Tavenner also argues that the Marshall rule does not apply because Tretiak is not an adverse party. Although there may be policy reasons, not raised, for distinguishing between a party and a nonparty, we find none here. State Farm named Tretiak as a defendant in its complaint for declaratory relief, making him a party of interest. And although Tretiak assigned his rights to Tavenner, Tretiak retained some interest in whether he had insurance coverage.
Reversed and remanded for further proceedings.

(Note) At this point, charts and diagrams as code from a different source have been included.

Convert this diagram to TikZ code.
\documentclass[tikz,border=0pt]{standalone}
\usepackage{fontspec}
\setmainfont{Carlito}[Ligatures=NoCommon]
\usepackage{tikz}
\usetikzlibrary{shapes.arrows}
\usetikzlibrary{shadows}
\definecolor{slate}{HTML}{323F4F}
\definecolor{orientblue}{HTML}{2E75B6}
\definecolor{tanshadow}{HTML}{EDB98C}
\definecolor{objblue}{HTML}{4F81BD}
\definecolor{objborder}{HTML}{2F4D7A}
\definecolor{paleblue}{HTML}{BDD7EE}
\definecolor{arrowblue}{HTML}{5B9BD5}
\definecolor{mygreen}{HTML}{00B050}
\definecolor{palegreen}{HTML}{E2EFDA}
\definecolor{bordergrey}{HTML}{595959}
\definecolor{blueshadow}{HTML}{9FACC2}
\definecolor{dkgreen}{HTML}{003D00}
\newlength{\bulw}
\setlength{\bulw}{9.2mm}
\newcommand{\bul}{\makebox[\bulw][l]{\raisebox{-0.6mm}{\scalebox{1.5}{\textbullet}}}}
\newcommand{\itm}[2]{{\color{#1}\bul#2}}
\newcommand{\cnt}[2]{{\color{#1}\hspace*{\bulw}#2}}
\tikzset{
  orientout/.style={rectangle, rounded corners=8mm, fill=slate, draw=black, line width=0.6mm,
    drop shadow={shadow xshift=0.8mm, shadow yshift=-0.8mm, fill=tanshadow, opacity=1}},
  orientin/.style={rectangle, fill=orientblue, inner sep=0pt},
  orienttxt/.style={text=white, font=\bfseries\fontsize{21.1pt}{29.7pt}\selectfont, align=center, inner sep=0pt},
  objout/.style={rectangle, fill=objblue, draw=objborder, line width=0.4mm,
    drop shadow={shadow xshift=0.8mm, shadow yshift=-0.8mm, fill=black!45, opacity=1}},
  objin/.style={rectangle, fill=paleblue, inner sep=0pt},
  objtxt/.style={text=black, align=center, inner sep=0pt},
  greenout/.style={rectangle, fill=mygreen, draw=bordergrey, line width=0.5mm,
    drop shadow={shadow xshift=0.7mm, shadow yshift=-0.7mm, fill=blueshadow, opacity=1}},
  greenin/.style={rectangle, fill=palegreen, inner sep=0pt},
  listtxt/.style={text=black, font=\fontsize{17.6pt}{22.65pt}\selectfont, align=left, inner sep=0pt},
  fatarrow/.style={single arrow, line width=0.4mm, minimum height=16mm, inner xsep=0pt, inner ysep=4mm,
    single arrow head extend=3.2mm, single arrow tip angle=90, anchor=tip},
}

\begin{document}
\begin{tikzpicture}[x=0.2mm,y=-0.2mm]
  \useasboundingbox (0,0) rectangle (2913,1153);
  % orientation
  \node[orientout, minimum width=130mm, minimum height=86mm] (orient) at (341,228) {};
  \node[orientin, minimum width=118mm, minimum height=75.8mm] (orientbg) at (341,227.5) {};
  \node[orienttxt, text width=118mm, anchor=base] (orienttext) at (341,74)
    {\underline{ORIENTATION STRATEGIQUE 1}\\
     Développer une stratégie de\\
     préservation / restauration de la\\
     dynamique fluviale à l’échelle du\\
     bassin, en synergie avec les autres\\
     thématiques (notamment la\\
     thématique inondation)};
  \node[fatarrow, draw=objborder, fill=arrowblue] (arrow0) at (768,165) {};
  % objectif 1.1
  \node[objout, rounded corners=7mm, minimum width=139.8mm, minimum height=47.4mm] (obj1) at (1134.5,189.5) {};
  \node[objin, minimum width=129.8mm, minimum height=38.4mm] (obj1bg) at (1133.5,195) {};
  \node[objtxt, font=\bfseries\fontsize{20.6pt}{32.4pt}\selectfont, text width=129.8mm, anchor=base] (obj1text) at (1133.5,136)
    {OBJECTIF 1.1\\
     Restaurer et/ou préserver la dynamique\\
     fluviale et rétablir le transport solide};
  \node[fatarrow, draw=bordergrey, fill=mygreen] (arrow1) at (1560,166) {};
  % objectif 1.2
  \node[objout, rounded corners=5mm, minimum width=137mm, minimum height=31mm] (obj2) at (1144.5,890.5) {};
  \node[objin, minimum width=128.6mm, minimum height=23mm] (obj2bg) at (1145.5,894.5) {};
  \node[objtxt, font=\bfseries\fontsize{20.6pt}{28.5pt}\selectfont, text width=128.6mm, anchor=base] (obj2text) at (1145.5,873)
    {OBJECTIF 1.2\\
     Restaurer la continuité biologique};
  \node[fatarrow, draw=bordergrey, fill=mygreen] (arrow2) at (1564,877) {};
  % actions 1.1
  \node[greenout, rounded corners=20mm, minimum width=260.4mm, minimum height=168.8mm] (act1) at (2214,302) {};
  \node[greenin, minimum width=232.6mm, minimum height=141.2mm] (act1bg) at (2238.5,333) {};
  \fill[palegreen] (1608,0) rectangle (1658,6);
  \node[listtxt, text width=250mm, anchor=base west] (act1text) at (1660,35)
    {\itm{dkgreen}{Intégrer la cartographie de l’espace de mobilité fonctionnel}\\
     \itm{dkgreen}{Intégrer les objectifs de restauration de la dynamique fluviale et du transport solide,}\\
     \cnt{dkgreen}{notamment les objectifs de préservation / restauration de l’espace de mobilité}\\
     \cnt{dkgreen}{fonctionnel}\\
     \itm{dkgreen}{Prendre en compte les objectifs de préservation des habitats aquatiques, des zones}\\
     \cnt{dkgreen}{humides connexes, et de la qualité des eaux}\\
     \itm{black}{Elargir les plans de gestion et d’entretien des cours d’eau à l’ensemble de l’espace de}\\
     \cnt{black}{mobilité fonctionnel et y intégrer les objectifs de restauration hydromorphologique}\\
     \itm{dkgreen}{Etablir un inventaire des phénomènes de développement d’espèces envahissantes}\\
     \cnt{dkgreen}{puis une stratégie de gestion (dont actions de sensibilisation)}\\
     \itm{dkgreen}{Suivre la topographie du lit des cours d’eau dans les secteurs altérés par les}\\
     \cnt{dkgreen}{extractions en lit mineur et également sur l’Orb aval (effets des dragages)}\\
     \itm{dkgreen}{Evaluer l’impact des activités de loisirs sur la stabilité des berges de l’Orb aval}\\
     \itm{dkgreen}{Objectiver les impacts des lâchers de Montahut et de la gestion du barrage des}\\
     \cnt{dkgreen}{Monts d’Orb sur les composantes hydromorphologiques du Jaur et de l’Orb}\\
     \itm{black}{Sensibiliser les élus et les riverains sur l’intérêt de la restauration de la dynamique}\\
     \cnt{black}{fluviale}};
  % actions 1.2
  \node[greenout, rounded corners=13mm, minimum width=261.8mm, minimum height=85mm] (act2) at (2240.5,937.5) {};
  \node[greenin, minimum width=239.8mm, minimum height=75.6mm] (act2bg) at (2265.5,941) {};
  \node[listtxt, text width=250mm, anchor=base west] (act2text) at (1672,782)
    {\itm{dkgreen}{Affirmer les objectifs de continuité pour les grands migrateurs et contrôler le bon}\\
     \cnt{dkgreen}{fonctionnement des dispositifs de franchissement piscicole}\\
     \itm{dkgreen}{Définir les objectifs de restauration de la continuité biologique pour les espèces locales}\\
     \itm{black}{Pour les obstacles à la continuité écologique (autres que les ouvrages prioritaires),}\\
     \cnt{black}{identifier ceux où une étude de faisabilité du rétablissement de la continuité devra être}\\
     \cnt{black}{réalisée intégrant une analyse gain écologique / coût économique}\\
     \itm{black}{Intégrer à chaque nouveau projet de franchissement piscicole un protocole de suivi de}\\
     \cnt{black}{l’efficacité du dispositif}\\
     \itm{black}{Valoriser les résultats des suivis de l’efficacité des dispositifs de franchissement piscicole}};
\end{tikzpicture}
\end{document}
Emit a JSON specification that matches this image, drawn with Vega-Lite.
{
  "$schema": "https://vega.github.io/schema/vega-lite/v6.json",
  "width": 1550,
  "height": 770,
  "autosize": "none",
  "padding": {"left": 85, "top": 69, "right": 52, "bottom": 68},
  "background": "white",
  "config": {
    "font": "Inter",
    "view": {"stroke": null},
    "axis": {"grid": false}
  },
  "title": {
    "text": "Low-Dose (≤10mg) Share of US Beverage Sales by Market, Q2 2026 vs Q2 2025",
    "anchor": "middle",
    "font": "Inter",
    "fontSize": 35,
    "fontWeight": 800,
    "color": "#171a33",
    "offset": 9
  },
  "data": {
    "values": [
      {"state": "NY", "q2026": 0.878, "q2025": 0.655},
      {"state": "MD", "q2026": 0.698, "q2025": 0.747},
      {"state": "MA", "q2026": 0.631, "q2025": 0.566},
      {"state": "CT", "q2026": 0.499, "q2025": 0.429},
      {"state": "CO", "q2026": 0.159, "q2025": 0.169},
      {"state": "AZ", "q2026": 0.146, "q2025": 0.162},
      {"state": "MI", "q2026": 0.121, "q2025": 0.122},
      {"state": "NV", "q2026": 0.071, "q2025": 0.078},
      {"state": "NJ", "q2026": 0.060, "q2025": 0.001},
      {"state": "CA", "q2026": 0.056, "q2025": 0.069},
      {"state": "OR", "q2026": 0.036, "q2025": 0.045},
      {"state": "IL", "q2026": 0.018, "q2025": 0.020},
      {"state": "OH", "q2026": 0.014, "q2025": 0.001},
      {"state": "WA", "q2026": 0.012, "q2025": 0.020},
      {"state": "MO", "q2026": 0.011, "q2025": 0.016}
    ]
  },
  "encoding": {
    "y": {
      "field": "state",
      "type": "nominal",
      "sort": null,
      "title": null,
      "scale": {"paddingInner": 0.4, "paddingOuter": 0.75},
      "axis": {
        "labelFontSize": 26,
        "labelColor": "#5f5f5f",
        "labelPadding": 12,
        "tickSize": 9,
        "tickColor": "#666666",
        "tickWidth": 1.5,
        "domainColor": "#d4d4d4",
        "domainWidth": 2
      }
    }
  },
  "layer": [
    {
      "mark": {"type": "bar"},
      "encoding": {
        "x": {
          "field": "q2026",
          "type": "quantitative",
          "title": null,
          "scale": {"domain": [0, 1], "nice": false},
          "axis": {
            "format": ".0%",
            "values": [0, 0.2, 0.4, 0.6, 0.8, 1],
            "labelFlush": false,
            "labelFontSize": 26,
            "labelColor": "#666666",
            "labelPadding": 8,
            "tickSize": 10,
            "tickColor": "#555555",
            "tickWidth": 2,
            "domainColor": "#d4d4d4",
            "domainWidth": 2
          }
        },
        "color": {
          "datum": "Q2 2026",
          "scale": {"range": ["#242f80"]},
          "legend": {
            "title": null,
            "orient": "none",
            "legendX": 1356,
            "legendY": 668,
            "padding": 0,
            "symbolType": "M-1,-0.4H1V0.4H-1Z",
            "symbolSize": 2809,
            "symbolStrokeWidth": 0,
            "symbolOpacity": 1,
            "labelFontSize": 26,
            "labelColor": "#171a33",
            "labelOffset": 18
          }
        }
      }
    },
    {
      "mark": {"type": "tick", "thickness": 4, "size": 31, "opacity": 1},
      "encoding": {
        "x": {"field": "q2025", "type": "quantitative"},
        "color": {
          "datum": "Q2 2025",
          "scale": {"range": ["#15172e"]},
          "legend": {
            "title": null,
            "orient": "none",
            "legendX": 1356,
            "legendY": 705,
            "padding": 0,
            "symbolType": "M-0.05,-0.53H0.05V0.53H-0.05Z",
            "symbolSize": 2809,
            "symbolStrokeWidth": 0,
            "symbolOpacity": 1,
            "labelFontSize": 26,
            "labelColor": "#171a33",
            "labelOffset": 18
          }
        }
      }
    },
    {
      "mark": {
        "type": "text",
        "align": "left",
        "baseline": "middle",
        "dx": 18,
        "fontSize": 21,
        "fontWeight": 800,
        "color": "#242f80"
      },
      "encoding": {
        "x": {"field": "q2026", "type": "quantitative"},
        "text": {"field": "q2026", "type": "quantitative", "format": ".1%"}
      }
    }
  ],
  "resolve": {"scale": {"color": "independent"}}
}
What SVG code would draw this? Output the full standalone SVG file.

Bridgewater and Armstrong, JJ., concur.
Review denied at 151 Wn.2d 1006 (2004).
The State Farm policy provided, in pertinent part:
[Coverage]
SECTION I — LIABILITY—COVERAGE A
We will:
1. pay damages which an insured becomes legally liable to pay because of:
a. bodily injury to others, and
b. damage or destruction of property including loss of its use, caused by accident resulting from the ownership, maintenance or use of your car; and
2. defend any suit against an insured for such damages with attorneys hired and paid by us. We will not defend any suit after we have paid the applicable limit of our liability for the accident which is the basis of the lawsuit.
Clerk’s Papers (CP) at 63.
[Definitions]
First Person Named — means the first person named on the declarations page. It includes a person regularly residing in the household of the first person named with whom the first person named has a personal relationship arising out of a civil contract.
Insured — means the person, persons or organization defined as insureds in the specific coverage.. ..
You or Your — means the person(s) or organization shown on the declarations page as named insured(s). It includes a person regularly residing in the named insured’s household with whom the named insured has a personal relationship arising out of a civil contract.
CP at 61, 62.
[Liability coverage]
Who Is an Insured
When we refer to your car, a newly acquired car or a temporary substitute car, insured means:
1. you;
2. the relatives of the first person named;
3. any other person while using such a car if its use is within the scope of your consent; and
4. any other person or organization liable for the use of such a car by one of the above insureds.
CP at 64.
Treciak assigned all rights that he might have against State Farm arising out of its failure to indemnify him against the lawsuit by Tavenner to her. Later, the court entered a default order against Treciak in the underlying case.
Marshall v. AC&S, Inc., 56 Wn. App. 181, 185, 782 P.2d 1107 (1989).